Losing a loved one unexpectedly is one of the most difficult experiences a person can have. When someone else’s negligence is the reason why your loved one died, you might be eligible for compensation. The last thing you need after a significant loss is to deal with financial challenges. A wrongful death lawyer in Maryland helps you file a claim and get financial peace of mind, while you focus on supporting your family and healing from your loss.

Wrongful death claims allow surviving dependents and other family members to seek financial compensation when a loved one dies. Claims can include compensation for:

  • Loss of income
  • Pain and suffering
  • Funeral expenses and other costs

To receive compensation in a wrongful death claim, you’ll need to prove negligence. There are four elements involved in legal negligence, including:

  • At-fault party was responsible for a duty of care to the victim
  • At-fault party breached that duty
  • Those action’s resulted in the victim’s death
  • Damaged were suffered as a result of the action and the death

In plain language, this means the person against whom you filed a wrongful death claim was responsible for your loved one’s death because of their carelessness or recklessness and you’ve suffered a financial loss and more because of this.

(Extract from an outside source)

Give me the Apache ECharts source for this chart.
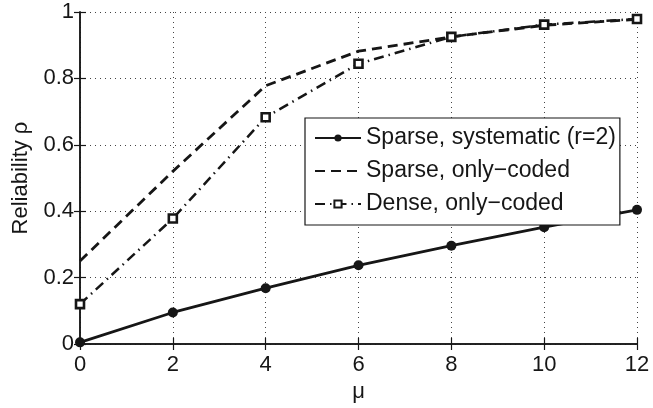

Successful wrongful death claims must prove all four of these factors. An attorney can help you gather evidence and plead your strongest case if you believe a wrongful death claim is warranted after you’ve lost a loved one.

What is Duty of Care?

Someone with a duty of care is expected to act reasonably to prevent other people from being injured. For example, you have a duty of care when you drive to obey traffic signals to not injure other people on the road. Duty of care depends on the deceased’s relationship to the defendant and the circumstances of the situation.

What Does It Mean to Breach the Duty of Care?

Once you’ve established the defendant had a duty of care, you’ll need to show that duty was breached. This can include doing something or failing to do something.

Showing Causation

In addition to showing the defendant had a breach of duty of care and breached that duty, you’ll also need to show that the action or inaction caused your loved one’s death.

To do this, your wrongful death lawyer will review the accident report, look at medical records, call on witnesses, and gather other evidence to show the cause of death. The goal is to link your loved one’s death to the actions or inactions of the defendant.

Were There Damages?

Finally, you’ll need to show that your loved one’s death caused measurable damages. This is almost always the case when someone dies because there are medical bills and funeral expenses. Additionally, there is usually a loss of earnings and a great deal of pain and suffering.

There’s a good chance you’re overwhelmed with emotion after the loss of a loved one. Financial challenges only add to this devastating time. A wrongful death attorney can help you pursue financial compensation for your loss while you focus on supporting your family.